** Begin **

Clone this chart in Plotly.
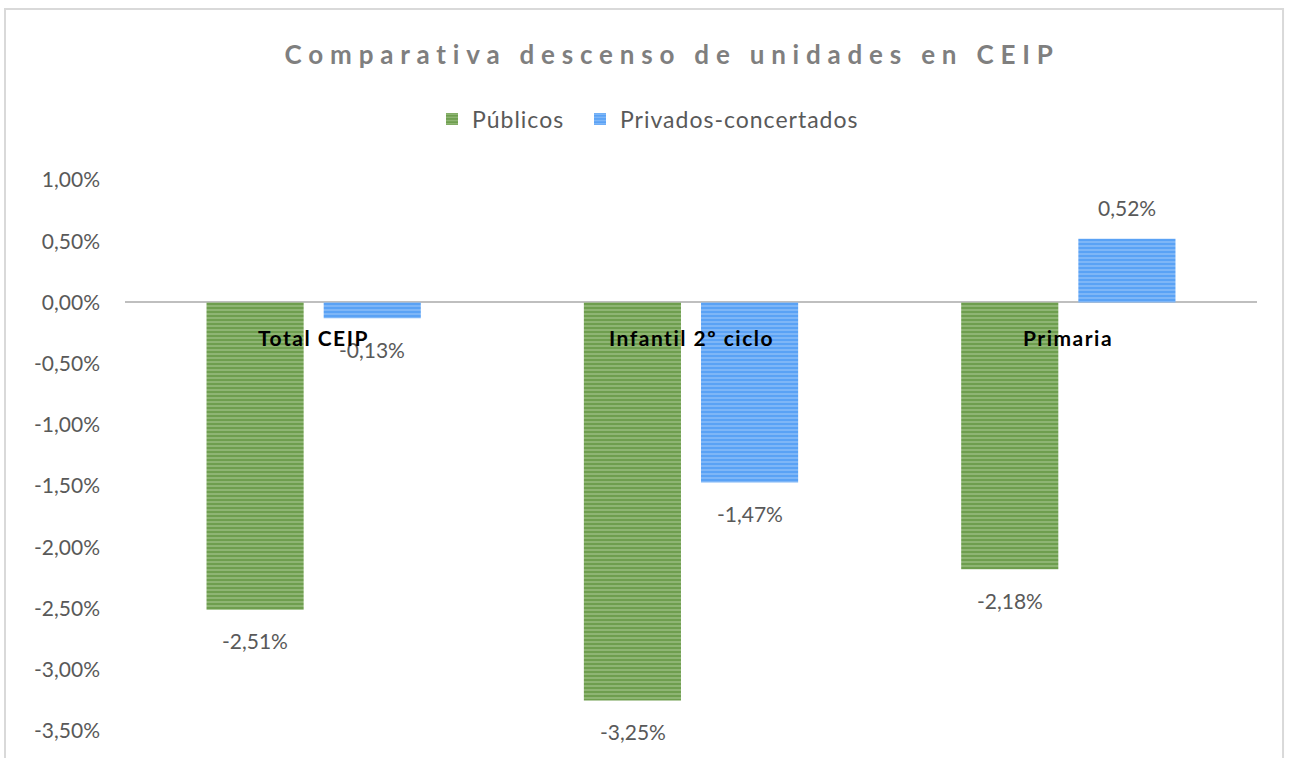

** End **
** Begin **

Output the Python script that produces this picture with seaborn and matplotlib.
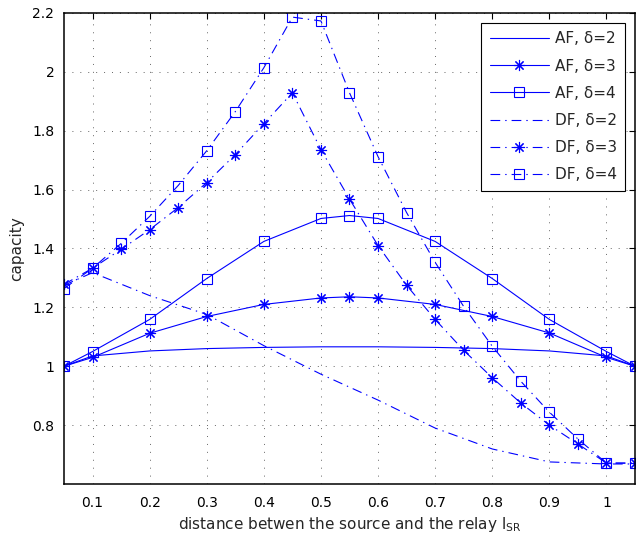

** End **
** Begin **

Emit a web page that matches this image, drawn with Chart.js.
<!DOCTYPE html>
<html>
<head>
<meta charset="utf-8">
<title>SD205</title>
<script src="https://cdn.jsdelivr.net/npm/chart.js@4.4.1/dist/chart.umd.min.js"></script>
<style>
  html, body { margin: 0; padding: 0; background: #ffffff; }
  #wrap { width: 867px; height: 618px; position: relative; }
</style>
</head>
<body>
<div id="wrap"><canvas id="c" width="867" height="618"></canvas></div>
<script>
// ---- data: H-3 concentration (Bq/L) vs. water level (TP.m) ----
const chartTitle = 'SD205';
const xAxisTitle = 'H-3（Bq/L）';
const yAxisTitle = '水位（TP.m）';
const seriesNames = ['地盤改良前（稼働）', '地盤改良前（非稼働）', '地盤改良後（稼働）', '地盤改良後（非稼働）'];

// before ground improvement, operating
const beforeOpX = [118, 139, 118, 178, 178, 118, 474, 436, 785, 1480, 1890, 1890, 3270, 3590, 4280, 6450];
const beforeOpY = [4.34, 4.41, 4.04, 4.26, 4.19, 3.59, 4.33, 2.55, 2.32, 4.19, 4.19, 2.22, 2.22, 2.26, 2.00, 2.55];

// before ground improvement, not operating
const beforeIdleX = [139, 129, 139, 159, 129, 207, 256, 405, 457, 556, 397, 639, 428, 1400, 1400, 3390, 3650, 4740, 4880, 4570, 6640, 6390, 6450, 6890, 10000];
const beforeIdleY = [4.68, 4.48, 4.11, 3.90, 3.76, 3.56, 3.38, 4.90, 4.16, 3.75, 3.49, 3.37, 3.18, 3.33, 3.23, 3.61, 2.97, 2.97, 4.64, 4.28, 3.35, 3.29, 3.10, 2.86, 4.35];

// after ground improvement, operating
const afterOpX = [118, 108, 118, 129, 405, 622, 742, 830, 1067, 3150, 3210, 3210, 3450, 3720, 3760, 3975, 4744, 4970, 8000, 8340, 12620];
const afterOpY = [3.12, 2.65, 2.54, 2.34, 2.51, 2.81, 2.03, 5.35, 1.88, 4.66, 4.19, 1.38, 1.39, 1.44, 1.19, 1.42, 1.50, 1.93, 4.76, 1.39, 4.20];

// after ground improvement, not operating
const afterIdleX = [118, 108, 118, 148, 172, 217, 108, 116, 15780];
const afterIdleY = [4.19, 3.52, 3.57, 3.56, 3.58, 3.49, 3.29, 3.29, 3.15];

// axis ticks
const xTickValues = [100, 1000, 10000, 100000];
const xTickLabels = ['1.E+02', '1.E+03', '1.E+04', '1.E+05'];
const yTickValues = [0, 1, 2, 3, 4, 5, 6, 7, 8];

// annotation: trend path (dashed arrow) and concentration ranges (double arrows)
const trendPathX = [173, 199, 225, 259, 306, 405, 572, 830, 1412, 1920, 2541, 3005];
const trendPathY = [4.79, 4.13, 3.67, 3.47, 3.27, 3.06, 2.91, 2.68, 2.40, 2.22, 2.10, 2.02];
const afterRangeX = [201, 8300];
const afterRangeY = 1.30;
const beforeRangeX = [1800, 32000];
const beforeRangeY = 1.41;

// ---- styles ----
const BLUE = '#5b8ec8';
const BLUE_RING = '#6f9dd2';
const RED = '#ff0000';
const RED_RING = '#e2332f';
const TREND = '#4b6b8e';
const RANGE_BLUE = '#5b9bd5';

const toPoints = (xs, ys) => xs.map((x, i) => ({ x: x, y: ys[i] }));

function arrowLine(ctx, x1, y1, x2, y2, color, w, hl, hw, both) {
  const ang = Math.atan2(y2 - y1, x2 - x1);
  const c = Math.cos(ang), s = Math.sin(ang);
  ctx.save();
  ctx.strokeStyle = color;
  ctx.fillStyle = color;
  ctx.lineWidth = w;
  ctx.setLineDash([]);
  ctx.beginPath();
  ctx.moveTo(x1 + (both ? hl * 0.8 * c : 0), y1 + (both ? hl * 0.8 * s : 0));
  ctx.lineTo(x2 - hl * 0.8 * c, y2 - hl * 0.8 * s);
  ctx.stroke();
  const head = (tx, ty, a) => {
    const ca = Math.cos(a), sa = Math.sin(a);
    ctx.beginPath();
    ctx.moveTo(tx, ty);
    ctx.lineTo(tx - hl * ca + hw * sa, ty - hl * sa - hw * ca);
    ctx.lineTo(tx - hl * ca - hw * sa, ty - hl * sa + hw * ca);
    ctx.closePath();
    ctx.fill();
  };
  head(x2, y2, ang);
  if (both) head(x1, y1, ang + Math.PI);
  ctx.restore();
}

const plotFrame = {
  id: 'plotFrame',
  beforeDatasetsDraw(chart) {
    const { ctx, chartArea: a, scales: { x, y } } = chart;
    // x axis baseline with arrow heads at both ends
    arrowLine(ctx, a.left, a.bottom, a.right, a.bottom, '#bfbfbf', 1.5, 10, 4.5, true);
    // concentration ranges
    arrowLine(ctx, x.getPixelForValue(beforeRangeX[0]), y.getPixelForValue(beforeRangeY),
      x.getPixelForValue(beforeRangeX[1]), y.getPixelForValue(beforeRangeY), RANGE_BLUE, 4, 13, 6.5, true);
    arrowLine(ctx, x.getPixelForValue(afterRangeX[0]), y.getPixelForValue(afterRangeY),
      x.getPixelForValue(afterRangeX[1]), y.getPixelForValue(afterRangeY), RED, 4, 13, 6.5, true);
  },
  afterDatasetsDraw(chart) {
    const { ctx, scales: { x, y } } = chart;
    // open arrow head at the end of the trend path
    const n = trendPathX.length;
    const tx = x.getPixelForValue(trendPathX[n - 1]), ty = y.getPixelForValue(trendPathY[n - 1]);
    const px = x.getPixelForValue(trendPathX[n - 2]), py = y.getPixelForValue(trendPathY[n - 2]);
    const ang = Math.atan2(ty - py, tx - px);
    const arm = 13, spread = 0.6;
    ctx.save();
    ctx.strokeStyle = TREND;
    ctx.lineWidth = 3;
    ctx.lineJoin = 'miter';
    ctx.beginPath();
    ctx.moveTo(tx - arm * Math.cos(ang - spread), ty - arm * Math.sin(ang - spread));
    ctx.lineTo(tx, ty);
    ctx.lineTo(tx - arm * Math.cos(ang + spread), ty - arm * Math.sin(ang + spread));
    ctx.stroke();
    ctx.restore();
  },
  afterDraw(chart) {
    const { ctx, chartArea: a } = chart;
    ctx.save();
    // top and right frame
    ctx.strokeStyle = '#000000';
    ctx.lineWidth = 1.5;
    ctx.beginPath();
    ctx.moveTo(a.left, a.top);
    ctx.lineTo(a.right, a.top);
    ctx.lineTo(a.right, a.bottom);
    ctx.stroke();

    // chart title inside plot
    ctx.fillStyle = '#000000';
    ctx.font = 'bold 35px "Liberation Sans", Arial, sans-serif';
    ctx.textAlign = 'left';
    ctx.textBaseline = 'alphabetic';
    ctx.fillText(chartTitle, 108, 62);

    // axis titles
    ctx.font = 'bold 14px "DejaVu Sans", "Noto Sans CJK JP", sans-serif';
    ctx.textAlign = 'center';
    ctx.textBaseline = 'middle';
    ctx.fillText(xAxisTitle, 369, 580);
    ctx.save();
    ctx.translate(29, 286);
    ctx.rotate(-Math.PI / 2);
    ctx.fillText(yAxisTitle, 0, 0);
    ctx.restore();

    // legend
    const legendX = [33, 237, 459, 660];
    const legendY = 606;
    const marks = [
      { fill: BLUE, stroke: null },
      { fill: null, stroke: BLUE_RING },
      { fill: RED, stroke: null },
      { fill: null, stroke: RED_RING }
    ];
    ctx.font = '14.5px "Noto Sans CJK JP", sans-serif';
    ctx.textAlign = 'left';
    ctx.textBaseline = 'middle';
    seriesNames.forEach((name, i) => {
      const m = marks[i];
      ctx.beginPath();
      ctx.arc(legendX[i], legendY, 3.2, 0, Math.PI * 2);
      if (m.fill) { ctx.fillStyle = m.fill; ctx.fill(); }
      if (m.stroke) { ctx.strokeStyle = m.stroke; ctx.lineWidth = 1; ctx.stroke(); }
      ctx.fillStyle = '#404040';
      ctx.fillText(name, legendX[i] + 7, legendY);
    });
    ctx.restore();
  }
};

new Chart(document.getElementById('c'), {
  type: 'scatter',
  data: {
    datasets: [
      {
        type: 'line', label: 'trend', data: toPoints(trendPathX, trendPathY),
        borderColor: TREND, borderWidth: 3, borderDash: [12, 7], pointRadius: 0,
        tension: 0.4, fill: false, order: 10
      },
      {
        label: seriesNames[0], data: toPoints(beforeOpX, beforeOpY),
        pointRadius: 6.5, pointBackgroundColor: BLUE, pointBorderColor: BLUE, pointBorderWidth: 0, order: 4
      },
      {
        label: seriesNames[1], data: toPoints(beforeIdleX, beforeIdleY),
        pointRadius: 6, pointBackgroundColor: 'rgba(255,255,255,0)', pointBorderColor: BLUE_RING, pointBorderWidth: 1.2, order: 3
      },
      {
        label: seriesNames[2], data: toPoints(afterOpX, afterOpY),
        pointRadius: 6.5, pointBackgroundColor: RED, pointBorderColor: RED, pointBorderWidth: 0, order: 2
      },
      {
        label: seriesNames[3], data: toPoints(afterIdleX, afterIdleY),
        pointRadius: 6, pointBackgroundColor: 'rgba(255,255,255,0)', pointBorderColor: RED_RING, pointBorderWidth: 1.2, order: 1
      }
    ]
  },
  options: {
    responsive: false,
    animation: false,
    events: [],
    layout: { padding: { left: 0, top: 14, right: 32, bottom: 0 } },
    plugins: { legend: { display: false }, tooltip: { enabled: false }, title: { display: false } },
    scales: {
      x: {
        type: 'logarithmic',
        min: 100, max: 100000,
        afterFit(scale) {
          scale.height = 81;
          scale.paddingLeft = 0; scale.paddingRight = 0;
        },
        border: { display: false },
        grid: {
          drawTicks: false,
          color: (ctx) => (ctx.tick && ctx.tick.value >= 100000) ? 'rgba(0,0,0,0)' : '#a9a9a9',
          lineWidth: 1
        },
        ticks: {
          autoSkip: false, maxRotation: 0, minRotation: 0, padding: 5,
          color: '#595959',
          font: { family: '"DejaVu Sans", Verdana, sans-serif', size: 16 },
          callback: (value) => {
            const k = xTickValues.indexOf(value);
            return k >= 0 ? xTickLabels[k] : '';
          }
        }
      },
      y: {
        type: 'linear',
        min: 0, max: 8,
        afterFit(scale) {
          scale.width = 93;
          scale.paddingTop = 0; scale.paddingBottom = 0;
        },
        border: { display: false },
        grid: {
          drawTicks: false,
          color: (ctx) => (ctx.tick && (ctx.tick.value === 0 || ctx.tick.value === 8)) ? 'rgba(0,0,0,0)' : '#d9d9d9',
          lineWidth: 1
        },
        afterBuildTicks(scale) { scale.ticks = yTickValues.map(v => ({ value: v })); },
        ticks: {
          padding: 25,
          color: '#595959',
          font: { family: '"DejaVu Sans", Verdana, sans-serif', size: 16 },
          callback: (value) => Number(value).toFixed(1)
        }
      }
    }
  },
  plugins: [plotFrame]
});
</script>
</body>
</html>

** End **

Exercise objective: Identify and copy the lines holding the word "script".

Reply to the task:
Output the Python script that produces this picture with seaborn and matplotlib.
<script src="https://cdn.jsdelivr.net/npm/chart.js@4.4.1/dist/chart.umd.min.js"></script>
<script>
</script>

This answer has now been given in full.